Die Opposition solle die Zeit nutzen, "um echte Verhandlungen zu führen, um eine Verständigung über Gesetze zu erreichen", teilte die Regierung mit. Ein etwas abgeschwächter Gesetzesentwurf zur Zusammensetzung des Richterwahlausschusses soll jedoch noch bis Anfang April durchgebracht werden, wie es in dem Statement hieß. Die Änderung bei der Besetzung von Richterposten gilt als ein zentraler Teil des umfassenden Gesetzesvorhabens.

Gremium mit geänderter Zusammensetzung

Der neue Vorschlag sieht Medienberichten zufolge vor, dass die Regierung zwei Richter des Obersten Gerichts selbst auswählen kann. Anders als in einem vorherigen Entwurf müssen jedoch andere Ernennungen des dann elfköpfigen Gremiums von mindestens einem Oppositionsmitglied und mindestens einem Richter gebilligt werden. Das Gremium soll aus drei Kabinettsministerinnen und -ministern, drei Abgeordneten der Regierungskoalition, drei Richtern und zwei Abgeordneten der Opposition bestehen. Das könnte eine knappere Mehrheit der Regierung von sechs zu fünf bedeuten.

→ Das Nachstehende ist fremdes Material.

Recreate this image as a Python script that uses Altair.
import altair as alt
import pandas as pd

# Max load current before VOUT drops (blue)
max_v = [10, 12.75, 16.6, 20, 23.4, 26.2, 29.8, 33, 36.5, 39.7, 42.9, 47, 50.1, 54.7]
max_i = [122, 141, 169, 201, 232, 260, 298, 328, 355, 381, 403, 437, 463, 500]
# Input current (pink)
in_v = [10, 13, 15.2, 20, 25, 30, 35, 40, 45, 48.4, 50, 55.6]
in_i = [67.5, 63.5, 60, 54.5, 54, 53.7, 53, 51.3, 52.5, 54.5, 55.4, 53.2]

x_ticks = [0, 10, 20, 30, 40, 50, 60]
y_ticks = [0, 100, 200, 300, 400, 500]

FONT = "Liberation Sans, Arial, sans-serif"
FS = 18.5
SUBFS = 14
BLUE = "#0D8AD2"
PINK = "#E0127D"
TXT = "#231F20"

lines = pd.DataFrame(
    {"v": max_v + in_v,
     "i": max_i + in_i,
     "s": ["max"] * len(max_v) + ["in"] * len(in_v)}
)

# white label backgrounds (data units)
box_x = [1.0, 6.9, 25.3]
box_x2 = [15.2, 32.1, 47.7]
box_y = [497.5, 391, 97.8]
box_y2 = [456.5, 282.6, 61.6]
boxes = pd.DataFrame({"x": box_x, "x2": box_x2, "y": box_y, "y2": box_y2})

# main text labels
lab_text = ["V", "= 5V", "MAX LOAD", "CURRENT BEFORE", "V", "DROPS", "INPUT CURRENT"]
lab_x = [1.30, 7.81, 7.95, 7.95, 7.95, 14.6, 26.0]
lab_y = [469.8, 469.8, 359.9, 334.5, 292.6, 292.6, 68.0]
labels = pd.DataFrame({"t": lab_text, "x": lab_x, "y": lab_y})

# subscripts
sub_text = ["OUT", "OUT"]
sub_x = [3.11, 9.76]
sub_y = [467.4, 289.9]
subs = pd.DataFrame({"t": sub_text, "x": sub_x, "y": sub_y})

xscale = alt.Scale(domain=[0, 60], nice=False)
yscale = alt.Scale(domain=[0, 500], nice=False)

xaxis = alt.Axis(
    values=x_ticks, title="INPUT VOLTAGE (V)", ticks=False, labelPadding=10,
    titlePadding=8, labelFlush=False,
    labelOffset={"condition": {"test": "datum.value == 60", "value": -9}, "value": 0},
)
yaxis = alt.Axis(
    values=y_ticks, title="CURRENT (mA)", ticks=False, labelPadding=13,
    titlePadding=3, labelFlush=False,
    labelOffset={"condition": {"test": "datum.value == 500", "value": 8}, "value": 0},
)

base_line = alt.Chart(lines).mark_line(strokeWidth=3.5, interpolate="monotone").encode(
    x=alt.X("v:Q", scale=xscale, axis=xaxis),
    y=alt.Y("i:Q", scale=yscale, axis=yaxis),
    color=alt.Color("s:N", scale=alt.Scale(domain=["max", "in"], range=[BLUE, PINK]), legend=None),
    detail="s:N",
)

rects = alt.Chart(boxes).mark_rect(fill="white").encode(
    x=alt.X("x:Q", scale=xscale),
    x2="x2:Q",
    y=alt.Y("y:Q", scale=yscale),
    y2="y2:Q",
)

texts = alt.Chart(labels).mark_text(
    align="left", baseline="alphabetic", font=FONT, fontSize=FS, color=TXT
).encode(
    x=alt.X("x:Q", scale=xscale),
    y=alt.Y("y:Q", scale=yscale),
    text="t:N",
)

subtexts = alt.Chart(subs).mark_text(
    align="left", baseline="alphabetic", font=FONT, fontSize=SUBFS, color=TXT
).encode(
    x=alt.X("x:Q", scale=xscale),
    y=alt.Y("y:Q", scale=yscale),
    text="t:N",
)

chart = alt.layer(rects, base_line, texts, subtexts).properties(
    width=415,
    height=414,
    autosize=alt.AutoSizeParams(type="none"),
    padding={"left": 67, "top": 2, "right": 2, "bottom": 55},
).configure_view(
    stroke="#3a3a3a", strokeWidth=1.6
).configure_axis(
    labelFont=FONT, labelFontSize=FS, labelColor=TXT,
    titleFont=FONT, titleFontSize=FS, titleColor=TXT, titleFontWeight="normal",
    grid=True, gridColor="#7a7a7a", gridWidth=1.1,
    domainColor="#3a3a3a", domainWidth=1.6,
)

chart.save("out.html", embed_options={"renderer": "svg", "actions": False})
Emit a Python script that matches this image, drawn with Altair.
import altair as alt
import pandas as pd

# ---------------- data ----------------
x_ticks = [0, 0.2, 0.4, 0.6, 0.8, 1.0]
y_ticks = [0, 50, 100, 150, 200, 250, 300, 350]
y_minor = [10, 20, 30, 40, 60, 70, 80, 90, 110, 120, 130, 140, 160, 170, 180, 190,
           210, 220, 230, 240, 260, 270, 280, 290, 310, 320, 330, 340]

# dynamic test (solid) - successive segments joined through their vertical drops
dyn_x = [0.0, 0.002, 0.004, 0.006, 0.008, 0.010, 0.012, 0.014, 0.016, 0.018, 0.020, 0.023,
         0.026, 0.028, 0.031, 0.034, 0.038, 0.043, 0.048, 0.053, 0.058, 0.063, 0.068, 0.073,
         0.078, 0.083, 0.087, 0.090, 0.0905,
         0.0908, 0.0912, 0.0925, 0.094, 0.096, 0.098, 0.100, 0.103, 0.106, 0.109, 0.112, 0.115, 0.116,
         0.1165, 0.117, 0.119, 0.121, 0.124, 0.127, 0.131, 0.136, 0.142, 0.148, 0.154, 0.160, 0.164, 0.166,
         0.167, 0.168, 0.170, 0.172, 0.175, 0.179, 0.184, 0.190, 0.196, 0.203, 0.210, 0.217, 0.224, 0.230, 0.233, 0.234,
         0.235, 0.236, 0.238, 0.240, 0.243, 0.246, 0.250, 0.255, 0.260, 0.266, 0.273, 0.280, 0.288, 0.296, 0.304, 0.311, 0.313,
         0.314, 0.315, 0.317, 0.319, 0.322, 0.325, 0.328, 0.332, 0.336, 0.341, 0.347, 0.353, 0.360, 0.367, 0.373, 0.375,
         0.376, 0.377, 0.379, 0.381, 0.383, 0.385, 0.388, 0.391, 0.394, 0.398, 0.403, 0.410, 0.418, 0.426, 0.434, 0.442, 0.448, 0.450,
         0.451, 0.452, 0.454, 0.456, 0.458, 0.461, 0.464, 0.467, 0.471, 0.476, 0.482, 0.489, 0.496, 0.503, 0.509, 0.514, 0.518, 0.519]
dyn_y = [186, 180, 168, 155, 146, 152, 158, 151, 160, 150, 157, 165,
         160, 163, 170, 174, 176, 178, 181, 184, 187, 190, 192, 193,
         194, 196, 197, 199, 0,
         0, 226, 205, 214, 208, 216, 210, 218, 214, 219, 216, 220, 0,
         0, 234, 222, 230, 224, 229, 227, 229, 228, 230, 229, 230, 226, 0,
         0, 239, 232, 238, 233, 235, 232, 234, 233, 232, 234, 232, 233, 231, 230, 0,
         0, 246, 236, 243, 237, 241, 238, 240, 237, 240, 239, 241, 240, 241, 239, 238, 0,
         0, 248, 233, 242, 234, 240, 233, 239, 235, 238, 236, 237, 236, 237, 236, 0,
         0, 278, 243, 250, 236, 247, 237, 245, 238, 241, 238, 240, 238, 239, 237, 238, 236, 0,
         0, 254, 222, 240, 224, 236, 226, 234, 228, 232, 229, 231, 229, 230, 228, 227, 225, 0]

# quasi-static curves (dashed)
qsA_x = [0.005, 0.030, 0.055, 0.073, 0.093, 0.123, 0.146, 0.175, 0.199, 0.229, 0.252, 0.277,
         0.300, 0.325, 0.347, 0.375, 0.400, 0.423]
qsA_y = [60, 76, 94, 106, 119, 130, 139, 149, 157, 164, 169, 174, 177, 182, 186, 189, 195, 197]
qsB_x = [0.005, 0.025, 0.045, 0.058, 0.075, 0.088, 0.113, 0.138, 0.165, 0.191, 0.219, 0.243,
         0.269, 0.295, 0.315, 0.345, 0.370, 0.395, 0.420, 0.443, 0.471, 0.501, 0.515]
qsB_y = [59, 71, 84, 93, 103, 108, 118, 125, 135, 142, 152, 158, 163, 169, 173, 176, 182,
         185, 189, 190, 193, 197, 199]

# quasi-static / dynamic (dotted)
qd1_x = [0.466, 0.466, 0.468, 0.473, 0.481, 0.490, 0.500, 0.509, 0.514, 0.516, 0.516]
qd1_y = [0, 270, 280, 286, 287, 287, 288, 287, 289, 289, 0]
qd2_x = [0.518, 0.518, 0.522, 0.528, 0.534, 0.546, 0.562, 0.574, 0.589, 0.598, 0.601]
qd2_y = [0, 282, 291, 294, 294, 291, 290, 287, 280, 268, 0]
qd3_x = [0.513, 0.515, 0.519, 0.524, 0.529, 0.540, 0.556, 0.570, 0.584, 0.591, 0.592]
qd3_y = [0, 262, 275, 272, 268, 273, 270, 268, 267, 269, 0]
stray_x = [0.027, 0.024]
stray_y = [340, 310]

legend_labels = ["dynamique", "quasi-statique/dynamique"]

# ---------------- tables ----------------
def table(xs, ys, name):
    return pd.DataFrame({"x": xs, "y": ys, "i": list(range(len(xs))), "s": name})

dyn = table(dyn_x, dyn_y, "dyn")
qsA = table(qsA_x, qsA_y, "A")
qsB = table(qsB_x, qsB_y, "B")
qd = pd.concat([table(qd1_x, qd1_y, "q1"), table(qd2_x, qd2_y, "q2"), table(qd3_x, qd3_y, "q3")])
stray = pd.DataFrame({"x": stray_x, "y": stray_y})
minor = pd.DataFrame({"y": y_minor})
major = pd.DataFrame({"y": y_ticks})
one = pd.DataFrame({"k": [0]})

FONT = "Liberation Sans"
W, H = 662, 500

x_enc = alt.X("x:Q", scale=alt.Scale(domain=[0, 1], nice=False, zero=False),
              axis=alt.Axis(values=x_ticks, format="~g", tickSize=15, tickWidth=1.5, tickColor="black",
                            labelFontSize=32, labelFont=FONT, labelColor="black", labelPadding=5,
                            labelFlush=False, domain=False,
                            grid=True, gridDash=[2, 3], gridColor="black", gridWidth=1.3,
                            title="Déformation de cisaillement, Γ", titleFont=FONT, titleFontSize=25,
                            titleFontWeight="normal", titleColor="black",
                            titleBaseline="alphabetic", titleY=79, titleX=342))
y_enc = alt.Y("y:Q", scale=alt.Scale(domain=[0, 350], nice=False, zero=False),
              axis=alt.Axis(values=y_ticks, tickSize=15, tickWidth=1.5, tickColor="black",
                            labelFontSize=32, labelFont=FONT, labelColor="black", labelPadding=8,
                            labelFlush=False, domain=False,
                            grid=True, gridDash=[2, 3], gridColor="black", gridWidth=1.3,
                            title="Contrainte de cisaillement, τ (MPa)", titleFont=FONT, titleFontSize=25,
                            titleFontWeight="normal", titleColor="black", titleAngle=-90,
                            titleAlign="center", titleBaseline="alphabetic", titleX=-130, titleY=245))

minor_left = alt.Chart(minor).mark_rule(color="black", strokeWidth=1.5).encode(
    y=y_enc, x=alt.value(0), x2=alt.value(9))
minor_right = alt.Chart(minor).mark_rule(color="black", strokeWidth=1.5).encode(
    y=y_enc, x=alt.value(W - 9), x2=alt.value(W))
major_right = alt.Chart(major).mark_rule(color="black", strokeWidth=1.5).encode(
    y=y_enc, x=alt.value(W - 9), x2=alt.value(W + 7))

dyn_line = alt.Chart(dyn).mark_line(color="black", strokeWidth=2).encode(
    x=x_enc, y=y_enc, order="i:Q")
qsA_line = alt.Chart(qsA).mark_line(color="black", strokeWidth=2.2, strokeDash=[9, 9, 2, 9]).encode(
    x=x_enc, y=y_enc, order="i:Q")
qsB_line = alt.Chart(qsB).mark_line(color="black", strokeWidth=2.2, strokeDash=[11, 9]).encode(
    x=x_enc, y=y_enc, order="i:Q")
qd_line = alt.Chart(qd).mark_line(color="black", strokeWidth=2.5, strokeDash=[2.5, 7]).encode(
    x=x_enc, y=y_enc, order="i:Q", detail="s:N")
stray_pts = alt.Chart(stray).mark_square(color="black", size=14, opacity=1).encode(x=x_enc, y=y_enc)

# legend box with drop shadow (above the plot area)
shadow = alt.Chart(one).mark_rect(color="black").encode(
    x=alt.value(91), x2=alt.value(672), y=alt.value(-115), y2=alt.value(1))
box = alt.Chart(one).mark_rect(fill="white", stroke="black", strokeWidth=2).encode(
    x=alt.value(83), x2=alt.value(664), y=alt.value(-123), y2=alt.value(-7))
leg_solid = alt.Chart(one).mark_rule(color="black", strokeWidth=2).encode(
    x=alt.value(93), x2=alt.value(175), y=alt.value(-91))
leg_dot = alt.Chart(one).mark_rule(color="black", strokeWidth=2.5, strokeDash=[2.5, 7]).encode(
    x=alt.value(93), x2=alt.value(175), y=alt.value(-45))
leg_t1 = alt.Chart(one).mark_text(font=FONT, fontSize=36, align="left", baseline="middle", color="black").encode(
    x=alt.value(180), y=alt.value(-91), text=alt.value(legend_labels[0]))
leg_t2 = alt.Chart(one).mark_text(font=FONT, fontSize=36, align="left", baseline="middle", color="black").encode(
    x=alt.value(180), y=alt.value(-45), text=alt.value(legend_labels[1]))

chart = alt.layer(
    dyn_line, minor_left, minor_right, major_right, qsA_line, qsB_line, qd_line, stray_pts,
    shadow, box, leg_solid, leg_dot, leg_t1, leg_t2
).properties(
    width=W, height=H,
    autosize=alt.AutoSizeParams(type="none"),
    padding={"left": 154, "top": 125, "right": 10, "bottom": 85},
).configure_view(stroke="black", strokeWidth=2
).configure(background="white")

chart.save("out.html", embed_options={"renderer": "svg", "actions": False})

Organisatoren der Protestbewegung in Israel erklärten laut der Zeitung "Haaretz", die Änderung sei "eine Kriegserklärung der israelischen Regierung gegen das Volk und die israelische Demokratie". Oppositionsführer Yair Lapid teilte mit, der Vorschlag der Regierung sei eine "feindliche politische Übernahme des Justizsystems". Der Richterwahlausschuss werde so zum "Ausschuss zur Ernennung von Kumpanen".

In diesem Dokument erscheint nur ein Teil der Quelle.